Last year the financial services company Tullett Prebon released a rather radical report called Thinking the Unthinkable. It examines the composition of the British economy and where any future growth might come from. It’s not a pretty picture. Almost two fifths of the economy is made up of financial services, real estate and construction. The last decade’s growth in all three of those turned out to be a speculative bubble. The banks are now recapitalising, house prices are still too high, and nobody wants to risk construction projects in a downturn. So that’s 40% of the economy on ice.
Another fifth of the economy is public spending, which is in rapid retreat. The government’s austerity plans are only getting started, so that’s 20% of the economy ruled out. Retail accounts for another 10%, and that is slowing as wages fail to keep up with inflation. Take all this together, and 70% of the economy is more or less incapable of contributing to further growth.
So what have we got left? Well, perhaps we should make something and sell it to someone. Perhaps aware of the above, this was George Osborne’s original plan – a recovery ‘borne aloft on the march of the makers’. But even if our manufacturers find niches where they can compete with Chinese wages, and even if they can find export markets to sell to in a time of global uncertainty, manufacturing is only 10% of the economy. It is unlikely to be able offset the declines elsewhere. To borrow the ONS’s term, the outlook for Britain’s growth is therefore, ‘flattish’.
Today, David Cameron and Nick Clegg appear to be finally admitting that they’ve not understood the extent of the problem. “Here is the unvarnished truth” says the former. “The damage done by the crisis was greater than anyone thought.”
“Our economy has undergone a massive trauma,” echoes Mr Clegg, “the depth and nature of which we are only beginning to fully grasp.”
Indeed.
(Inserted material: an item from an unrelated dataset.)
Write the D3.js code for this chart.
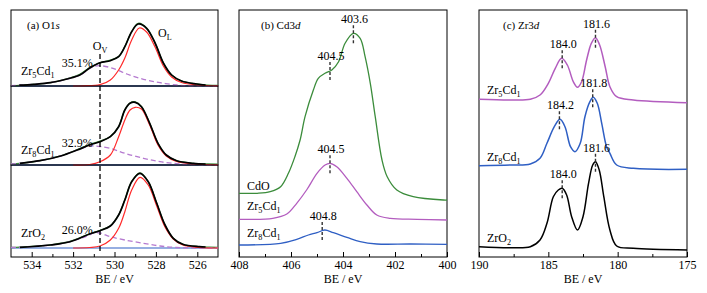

Our politicians aren’t any better at predicting double-dip recessions than our economists.
So what should we do? Stop panicking – that would be a good start. We can’t assume that growth will return and that’s not the end of the world. We should be learning to live without it anyway, what with climate change, resource depletion and a rising global population.
Instead, we should be pursuing qualitative growth instead of quantitative – including greater equality, a healthier democracy, stronger communities, and more resilient ways of life.